To add to this, Vax also has its range of Air3 upright vacuums to suit those end users needing a powerful but portable cleaning solution. The Air motion technology included in the Air3 gives the unit extreme mobility, perfect for cleaning small rooms or around tight furniture.
From the number one brand in the UK to the number one brand in the US. Bissell recently dethroned Hoover as the Yanks’ favourite floorcare brand in a market dominated by upright cleaning. The company is now looking to increase its market share and profile in Australia. The focus will start on its heritage in deep cleaning and will then transition to other cleaning types more common in Australia, according to national marketing manager John Brenner.
“Bissell continues to see strong growth in both the Steam and Deep Cleaning categories,” he said. “Increasingly consumers are replacing their current entry level steam mops with higher priced units with enhanced features.
“Our two bestselling units, the Lift-Off Steam and the PowerFresh, are our premium models commanding a high ASP. As with canister vacuums, the consumer is willing to pay for a brand they trust and a product that is unique to the others on the market.
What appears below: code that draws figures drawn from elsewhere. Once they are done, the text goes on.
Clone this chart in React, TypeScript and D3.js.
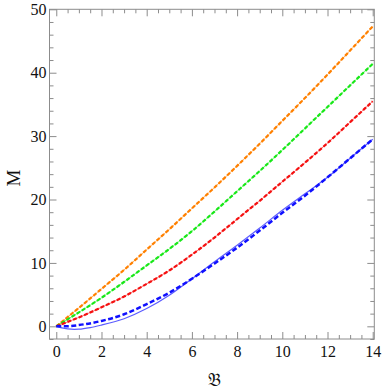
import React, { useRef, useEffect } from 'react';
import * as d3 from 'd3';

// B values for the dashed curves
const bGrid = [0, 0.5, 1, 2, 3, 4, 5, 6, 7, 8, 9, 10, 11, 12, 13, 14];
const orangeM = [0, 1.45, 2.9, 5.9, 8.9, 12.1, 15.3, 18.6, 21.9, 25.3, 28.8, 32.4, 36.0, 39.7, 43.5, 47.3];
const greenM = [0, 1.1, 2.2, 4.5, 7.0, 9.6, 12.2, 15.0, 18.1, 21.3, 24.5, 27.8, 31.2, 34.6, 38.0, 41.4];
const redM = [0, 0.7, 1.4, 3.0, 4.7, 6.7, 8.8, 11.3, 14.0, 16.9, 19.8, 22.8, 25.8, 28.9, 32.2, 35.5];
const blueDashedM = [0, 0.02, 0.2, 0.85, 1.9, 3.5, 5.3, 7.5, 9.9, 12.4, 15.1, 17.9, 20.6, 23.5, 26.5, 29.5];

// thin solid blue curve
const bSolid = [0, 0.25, 0.5, 0.8, 1, 1.5, 2, 3, 4, 5, 6, 7, 8, 9, 10, 11, 12, 13, 14];
const blueSolidM = [0, -0.25, -0.4, -0.47, -0.45, -0.2, 0.2, 1.2, 2.8, 4.9, 7.5, 10.2, 12.8, 15.5, 18.3, 20.9, 23.5, 26.5, 29.5];

const xMajor = [0, 2, 4, 6, 8, 10, 12, 14];
const yMajor = [0, 10, 20, 30, 40, 50];

const App = () => {
  const svgRef = useRef(null);

  useEffect(() => {
    const W = 382, H = 391;
    const svg = d3.select(svgRef.current);
    svg.selectAll('*').remove();
    svg.attr('width', W).attr('height', H);

    const x = d3.scaleLinear().domain([-0.3, 14.07]).range([49.5, 374.3]);
    const y = d3.scaleLinear().domain([-2, 50]).range([339, 9.3]);
    const [x0, x1] = x.range();
    const [y0, y1] = y.range();

    const frameColor = '#8c8c8c';
    const serif = '"Liberation Serif", "Times New Roman", serif';
    const xMinor = d3.range(0, 14.01, 0.5).filter(v => !xMajor.includes(v));
    const yMinor = d3.range(-2, 50.01, 2).filter(v => !yMajor.includes(v));

    const styleAxis = (g, labels) => {
      g.attr('font-family', serif).attr('font-size', 16);
      g.select('.domain').remove();
      g.selectAll('line').attr('stroke', frameColor);
      g.selectAll('text')
        .attr('fill', '#111')
        .style('display', labels ? null : 'none');
    };

    // bottom
    svg.append('g').attr('transform', `translate(0,${y0})`)
      .call(d3.axisBottom(x).tickValues(xMajor).tickSizeInner(-7).tickPadding(6.6).tickFormat(d3.format('d')))
      .call(g => styleAxis(g, true));
    svg.append('g').attr('transform', `translate(0,${y0})`)
      .call(d3.axisBottom(x).tickValues(xMinor).tickSizeInner(-4).tickFormat(() => ''))
      .call(g => styleAxis(g, false));
    // top
    svg.append('g').attr('transform', `translate(0,${y1})`)
      .call(d3.axisTop(x).tickValues(xMajor).tickSizeInner(-7).tickFormat(() => ''))
      .call(g => styleAxis(g, false));
    svg.append('g').attr('transform', `translate(0,${y1})`)
      .call(d3.axisTop(x).tickValues(xMinor).tickSizeInner(-4).tickFormat(() => ''))
      .call(g => styleAxis(g, false));
    // left
    svg.append('g').attr('transform', `translate(${x0},0)`)
      .call(d3.axisLeft(y).tickValues(yMajor).tickSizeInner(-7).tickPadding(3).tickFormat(d3.format('d')))
      .call(g => styleAxis(g, true));
    svg.append('g').attr('transform', `translate(${x0},0)`)
      .call(d3.axisLeft(y).tickValues(yMinor).tickSizeInner(-4).tickFormat(() => ''))
      .call(g => styleAxis(g, false));
    // right
    svg.append('g').attr('transform', `translate(${x1},0)`)
      .call(d3.axisRight(y).tickValues(yMajor).tickSizeInner(-7).tickFormat(() => ''))
      .call(g => styleAxis(g, false));
    svg.append('g').attr('transform', `translate(${x1},0)`)
      .call(d3.axisRight(y).tickValues(yMinor).tickSizeInner(-4).tickFormat(() => ''))
      .call(g => styleAxis(g, false));

    // frame
    svg.append('rect')
      .attr('x', x0).attr('y', y1)
      .attr('width', x1 - x0).attr('height', y0 - y1)
      .attr('fill', 'none').attr('stroke', frameColor).attr('stroke-width', 1);

    const plot = svg.append('g');
    const line = d3.line().curve(d3.curveMonotoneX).x(d => x(d[0])).y(d => y(d[1]));
    const zip = (xs, ys) => xs.map((v, i) => [v, ys[i]]);

    const series = [
      { ys: orangeM, color: '#ff8000' },
      { ys: greenM, color: '#18e818' },
      { ys: redM, color: '#f51010' },
    ];

    // thin solid lines underneath
    series.forEach(s => {
      plot.append('path').datum(zip(bGrid, s.ys))
        .attr('fill', 'none').attr('stroke', s.color).attr('stroke-opacity', 0.6)
        .attr('stroke-width', 1).attr('d', line);
    });
    plot.append('path').datum(zip(bSolid, blueSolidM))
      .attr('fill', 'none').attr('stroke', '#4040ff').attr('stroke-opacity', 0.85)
      .attr('stroke-width', 1.2).attr('d', line);

    // dashed curves
    series.forEach(s => {
      plot.append('path').datum(zip(bGrid, s.ys))
        .attr('fill', 'none').attr('stroke', s.color)
        .attr('stroke-width', 2.2).attr('stroke-dasharray', '4,2').attr('d', line);
    });
    plot.append('path').datum(zip(bGrid, blueDashedM))
      .attr('fill', 'none').attr('stroke', '#1010ff')
      .attr('stroke-width', 2.5).attr('stroke-dasharray', '5,2.5').attr('d', line);

    // axis labels
    svg.append('text')
      .attr('transform', `translate(20,${(y0 + y1) / 2 + 4}) rotate(-90)`)
      .attr('text-anchor', 'middle')
      .attr('font-family', serif)
      .attr('font-size', 19)
      .attr('fill', '#111')
      .text('M');

    svg.append('text')
      .attr('x', x(7.0))
      .attr('y', 386)
      .attr('text-anchor', 'middle')
      .attr('font-family', '"DejaVu Sans", "DejaVu Serif", "Noto Sans", serif')
      .attr('font-size', 18)
      .attr('fill', '#111')
      .text('\u{1D505}');
  }, []);

  return (
    <svg ref={svgRef} style={{ position: 'absolute', left: 0, top: 0, background: '#fff' }}></svg>
  );
};

export default App;
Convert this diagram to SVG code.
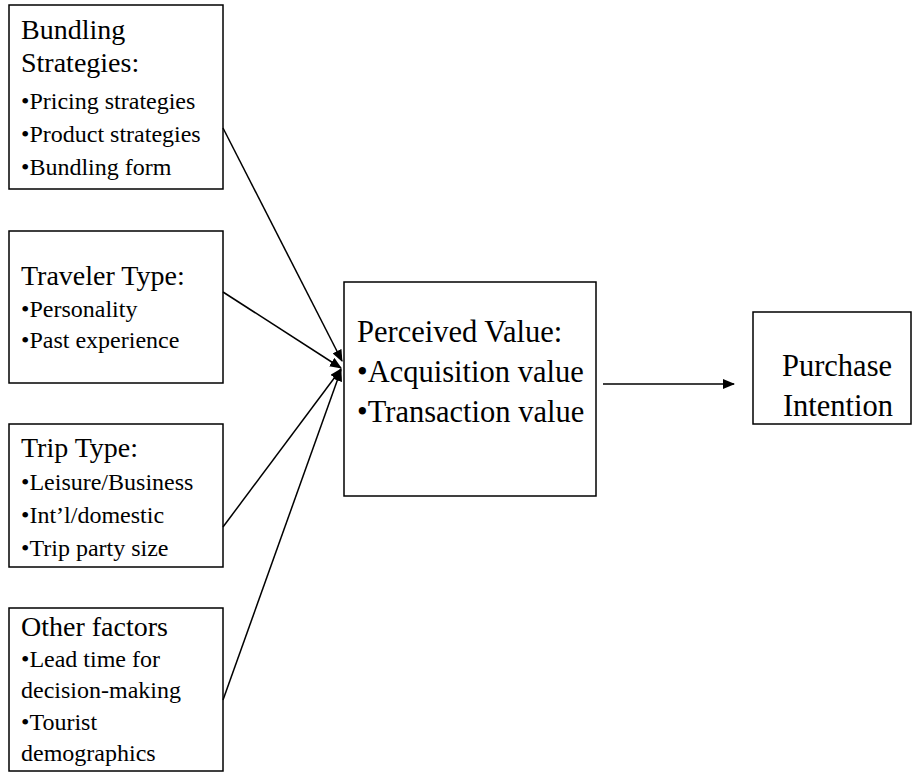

Brenner said that early in the second quarter of 2014, Bissell will launch new products into the steam category that he believes will change the way people think about cleaning their hard floors.
“Deep Cleaning is a category that continues to grow in household penetration. It does demand the retailer’s attention in stores as the category is still unknown to many consumers,” he said.
“While purchasing a vacuum, the salesperson can simply ask, ‘That’s great — you have a new vacuum — but what do you do about stains and spills?’.
“This opens up the discussion with the consumer and informs them of the benefits of deep cleaning.”